You can see a walkthrough of this procedure in video form.
Concept
Out of the box, Myrcoft AI must communicate with various services across the internet.
By default, Mycroft AI performs wake word detection (which we covered previously) on the device (e.g. Raspberry Pi). Once the wake word is heard, it streams audio to a speech-to-text (STT) service that returns a string of what was uttered.
Mycroft (on device) performs intent analysis, matching the returned string to a particular skill. It then communicates with the Mycroft backend to validate the skill and perform any necessary Internet-based actions (e.g. fetch current weather conditions). This information is sent back to the Mycroft service on the device.
Finally, Mycroft generates an audio response (which we covered in the first tutorial). To create an audio output, Mycroft uses a text-to-speech (TTS) service. By default, this is the Mimic 1 TTS engine that runs on the Raspberry Pi. It’s a little robotic, but it’s fast and gets the job done.

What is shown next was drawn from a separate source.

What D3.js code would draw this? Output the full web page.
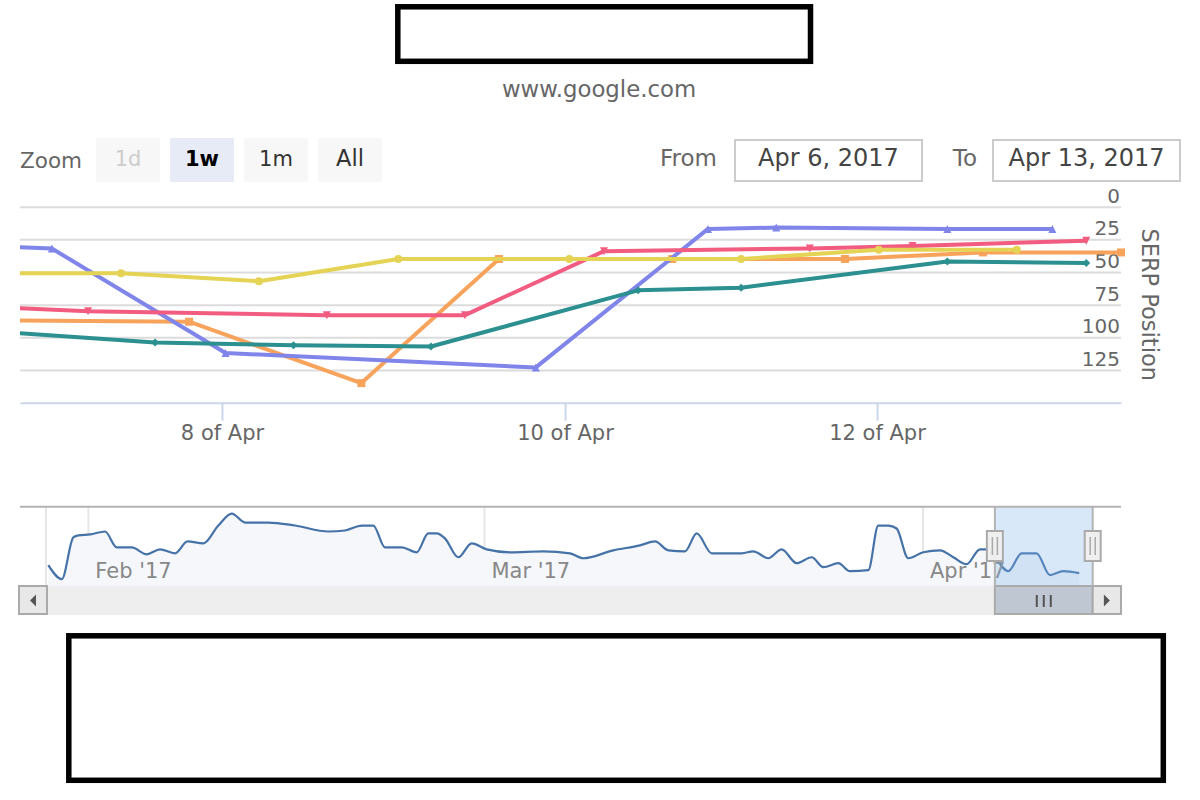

You can read more about the supported TTS engines here: https://mycroft-ai.gitbook.io/docs/using-mycroft-ai/customizations/tts-engine.
If you want to run Mycroft completely locally (within your own local network), you need to host STT, TTS, and the Mycroft backend services.
Mycroft is open source, which means you can run the backend (known as “Selene”) from the following project: https://github.com/MycroftAI/selene-backend. However, it’s configured to set up multiple skills with a skill store for many devices. As such, it’s overkill and complicated for our setup, so we will ignore it for now.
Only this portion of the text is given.